Abstract

The rock-pore textural properties in unconventional fine-grained reservoirs are much more complicated than in conventional reservoirs. In fine-grained rocks, this complexity derives from very small component grain assemblages (clay and silt fractions) and very small pores (nano- to microsizes) overprinted by diagenesis. It is further compounded by the pores being developed in intergranular, grain dissolution, and organic-associated-intragranular voids. Additionally, because locally sourced hydrocarbons in unconventional reservoirs, in contrast to migrated hydrocarbons that are present in conventional reservoirs, exist within similar pore sizes as the original saturating water phase, they create geometrically complex fluid distributions.

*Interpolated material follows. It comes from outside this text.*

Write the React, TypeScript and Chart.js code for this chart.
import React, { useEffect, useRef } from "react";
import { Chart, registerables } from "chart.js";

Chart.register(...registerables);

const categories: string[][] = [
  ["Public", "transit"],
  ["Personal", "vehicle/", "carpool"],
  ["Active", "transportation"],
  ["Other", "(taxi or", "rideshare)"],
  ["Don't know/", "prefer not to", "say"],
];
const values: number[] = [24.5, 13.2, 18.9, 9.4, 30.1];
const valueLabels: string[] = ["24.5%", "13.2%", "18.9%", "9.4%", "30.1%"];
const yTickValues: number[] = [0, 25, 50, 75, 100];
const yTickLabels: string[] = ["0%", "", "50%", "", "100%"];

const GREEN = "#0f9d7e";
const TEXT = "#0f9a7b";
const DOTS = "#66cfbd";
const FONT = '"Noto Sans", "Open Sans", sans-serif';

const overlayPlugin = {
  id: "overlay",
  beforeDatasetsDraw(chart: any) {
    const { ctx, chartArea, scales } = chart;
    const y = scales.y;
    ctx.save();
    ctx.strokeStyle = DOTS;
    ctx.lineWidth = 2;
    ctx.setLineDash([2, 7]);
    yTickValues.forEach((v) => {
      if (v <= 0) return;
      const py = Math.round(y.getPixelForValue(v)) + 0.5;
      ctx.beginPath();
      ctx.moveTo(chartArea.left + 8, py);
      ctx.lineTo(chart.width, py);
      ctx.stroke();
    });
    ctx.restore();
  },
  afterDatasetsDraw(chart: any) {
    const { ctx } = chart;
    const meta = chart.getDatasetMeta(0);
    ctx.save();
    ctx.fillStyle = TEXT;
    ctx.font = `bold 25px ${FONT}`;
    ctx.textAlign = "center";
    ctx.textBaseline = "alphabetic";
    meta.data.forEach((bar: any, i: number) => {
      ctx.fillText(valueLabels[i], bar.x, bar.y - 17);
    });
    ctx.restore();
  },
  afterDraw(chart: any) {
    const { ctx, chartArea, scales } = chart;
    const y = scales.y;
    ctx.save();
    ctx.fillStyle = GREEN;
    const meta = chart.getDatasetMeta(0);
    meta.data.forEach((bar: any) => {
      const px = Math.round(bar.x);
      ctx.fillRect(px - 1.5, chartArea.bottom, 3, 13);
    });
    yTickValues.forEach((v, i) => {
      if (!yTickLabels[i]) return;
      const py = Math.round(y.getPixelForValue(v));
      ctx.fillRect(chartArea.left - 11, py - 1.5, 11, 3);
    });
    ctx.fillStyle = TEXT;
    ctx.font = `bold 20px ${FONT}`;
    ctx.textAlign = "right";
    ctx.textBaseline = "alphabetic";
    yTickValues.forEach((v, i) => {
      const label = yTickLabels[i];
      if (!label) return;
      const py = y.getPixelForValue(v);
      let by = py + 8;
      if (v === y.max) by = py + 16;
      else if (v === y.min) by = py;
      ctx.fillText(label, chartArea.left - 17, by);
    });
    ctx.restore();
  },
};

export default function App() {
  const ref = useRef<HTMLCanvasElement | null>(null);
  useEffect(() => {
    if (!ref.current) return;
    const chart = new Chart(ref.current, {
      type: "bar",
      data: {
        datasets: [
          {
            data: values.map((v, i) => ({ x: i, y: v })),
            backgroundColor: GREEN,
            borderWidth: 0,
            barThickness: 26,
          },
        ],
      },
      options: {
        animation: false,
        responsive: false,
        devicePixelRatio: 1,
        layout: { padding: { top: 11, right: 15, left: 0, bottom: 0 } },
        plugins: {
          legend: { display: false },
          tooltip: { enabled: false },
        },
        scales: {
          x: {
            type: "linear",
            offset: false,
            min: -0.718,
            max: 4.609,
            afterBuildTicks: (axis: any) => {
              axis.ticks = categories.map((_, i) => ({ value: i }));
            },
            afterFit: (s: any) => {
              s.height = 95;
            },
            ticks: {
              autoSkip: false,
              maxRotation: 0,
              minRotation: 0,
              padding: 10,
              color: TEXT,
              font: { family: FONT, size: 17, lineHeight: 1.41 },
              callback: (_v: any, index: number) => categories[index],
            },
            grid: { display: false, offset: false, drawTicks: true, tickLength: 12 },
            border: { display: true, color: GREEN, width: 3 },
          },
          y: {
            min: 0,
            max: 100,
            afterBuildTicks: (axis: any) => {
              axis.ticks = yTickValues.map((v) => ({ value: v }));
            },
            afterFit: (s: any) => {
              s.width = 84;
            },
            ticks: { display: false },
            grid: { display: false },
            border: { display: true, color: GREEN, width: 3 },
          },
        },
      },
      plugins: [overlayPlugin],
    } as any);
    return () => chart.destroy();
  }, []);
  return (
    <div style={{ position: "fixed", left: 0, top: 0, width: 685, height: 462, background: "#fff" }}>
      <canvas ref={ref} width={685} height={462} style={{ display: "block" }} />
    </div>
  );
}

These imply that, in the context of nuclear magnetic resonance (NMR) logging and petrophysical interpretation of tight oil unconventional reservoirs, pore size can no longer be considered a proxy for fluid type and vice versa. This means using T2 or T1 cutoffs may give inaccurate predictions. Current industry applications of NMR T1-T2 logging have demonstrated reliable interpretation of fluid types and water saturation. However, because petrophysical controls of advanced relaxation effects (such as surface and bulk fluid relaxation properties, pore-size distribution, and wettability) are not properly understood, these applications have been limited to estimating fluid saturations and have not been applied to estimating pore sizes.

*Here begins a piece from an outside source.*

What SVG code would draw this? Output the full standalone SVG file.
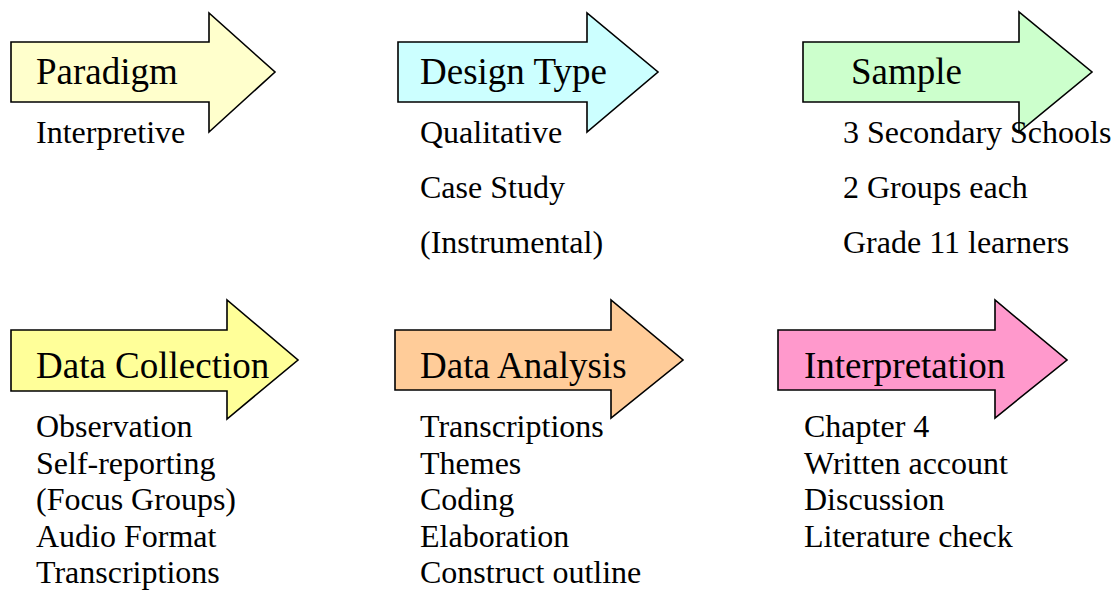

We extend the application of NMR T1-T2 measurements in tight oil unconventional reservoirs to model pore-size distributions by using apparent surface relaxivities and bulk relaxation times that have been jointly estimated from poro-fluid relaxations. To test these predictions, modeled pore-size distributions are compared to rock-pore textural properties from petrographic images of core samples. Such comparison allows us to derive insights into controls of mudstone reservoir quality (RQ) in conjunction with the impact of rock fabric endmembers (e.g., matrix-supported clays, grain-supported framework, diagenetic cements, and solid organic matter) on pore-size distributions. With these assumptions in mind, it follows, based on the Kozeny-Carman formulation, that unconventional rock permeability is reliably predicted from the NMR-based pore-size distributions. Furthermore, we deduce the impact of mineral assemblages in the Herron permeability model to infer influence on rock textural properties and ultimately predict permeability in limited data environments.

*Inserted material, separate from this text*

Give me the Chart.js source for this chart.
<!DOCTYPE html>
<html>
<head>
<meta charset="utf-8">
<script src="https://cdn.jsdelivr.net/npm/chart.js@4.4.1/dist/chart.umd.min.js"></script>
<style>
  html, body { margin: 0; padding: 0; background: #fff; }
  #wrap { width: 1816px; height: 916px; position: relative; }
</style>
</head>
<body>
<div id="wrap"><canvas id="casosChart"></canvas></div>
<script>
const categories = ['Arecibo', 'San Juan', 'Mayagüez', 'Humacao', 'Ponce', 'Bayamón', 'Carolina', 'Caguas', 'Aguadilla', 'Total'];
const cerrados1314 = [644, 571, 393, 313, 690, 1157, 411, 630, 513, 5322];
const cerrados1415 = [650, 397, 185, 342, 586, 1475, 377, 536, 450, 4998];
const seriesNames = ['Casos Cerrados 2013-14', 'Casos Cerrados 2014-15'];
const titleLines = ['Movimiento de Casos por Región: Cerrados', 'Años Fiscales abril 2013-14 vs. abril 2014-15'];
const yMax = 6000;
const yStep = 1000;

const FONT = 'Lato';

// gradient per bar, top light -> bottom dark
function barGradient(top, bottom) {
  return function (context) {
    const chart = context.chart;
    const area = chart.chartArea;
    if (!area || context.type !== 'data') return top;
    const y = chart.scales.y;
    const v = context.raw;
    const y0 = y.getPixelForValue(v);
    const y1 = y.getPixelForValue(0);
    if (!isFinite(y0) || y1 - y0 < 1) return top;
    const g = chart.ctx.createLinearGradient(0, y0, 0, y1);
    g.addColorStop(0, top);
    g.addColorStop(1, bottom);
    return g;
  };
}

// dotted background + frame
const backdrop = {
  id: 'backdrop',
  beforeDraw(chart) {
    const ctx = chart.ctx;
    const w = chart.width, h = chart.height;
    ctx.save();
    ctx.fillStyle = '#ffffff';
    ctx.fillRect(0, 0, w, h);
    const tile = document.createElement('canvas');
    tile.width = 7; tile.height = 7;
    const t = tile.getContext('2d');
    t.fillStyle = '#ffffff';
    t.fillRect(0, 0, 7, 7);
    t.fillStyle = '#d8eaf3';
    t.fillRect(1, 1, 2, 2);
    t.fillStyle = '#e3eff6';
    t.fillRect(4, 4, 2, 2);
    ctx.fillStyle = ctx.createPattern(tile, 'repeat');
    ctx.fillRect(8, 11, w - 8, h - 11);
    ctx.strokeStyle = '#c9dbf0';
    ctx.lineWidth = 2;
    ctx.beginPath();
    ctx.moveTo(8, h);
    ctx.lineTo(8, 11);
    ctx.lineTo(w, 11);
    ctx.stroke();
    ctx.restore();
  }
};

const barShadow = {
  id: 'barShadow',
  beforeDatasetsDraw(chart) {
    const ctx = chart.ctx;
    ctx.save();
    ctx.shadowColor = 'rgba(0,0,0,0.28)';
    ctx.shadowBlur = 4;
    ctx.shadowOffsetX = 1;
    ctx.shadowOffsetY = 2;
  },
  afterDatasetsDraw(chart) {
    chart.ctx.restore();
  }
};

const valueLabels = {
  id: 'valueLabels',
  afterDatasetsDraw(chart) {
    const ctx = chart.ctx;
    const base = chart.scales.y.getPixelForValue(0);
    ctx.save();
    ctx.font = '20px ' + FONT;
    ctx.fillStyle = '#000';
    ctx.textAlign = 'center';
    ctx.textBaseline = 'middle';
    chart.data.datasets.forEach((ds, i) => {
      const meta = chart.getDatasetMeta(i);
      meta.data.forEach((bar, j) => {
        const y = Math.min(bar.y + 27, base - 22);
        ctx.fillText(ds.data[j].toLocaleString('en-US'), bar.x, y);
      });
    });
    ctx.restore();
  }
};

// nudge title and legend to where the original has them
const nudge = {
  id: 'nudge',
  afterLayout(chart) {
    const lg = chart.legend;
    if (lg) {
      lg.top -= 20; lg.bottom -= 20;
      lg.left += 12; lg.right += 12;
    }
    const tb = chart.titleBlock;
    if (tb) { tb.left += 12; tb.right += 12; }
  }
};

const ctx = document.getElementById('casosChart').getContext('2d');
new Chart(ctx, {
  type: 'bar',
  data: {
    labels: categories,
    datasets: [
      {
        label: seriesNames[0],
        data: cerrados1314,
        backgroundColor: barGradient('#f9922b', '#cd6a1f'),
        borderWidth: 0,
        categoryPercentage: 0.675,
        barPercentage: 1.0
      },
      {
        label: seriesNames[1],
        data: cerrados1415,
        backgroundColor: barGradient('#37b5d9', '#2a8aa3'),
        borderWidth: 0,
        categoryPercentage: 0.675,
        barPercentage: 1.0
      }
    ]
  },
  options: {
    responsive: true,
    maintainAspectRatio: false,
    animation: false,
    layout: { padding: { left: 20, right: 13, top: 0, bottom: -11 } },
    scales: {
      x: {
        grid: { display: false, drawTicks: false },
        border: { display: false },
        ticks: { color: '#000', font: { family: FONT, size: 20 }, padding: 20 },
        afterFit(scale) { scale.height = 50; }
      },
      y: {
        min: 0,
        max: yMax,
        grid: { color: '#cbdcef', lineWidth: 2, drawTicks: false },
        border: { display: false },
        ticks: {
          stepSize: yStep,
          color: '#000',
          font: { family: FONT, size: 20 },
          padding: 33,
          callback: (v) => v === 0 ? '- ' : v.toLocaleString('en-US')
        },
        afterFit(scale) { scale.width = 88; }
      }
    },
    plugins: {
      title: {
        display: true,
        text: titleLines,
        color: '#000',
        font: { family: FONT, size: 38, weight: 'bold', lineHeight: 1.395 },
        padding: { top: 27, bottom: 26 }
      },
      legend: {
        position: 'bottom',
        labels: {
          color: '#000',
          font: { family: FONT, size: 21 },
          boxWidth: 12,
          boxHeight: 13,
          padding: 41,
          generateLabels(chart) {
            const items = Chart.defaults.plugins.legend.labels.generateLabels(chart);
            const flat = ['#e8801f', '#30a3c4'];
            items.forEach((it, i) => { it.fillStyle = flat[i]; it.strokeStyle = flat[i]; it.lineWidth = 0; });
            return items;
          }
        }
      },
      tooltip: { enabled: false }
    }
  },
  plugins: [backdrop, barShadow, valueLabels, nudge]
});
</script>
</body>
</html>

This paper introduces a novel approach to estimate pore-size distributions per fluid type (water and hydrocarbons) from NMR T1-T2 measurements in unconventional reservoirs. Additionally, petrophysical controls of RQ, storage, and transport properties are derived from NMR-based pore-size distributions and mineral assemblages. This enables more reliable RQ and permeability assessment than typical T2- or T1-cutoff methods.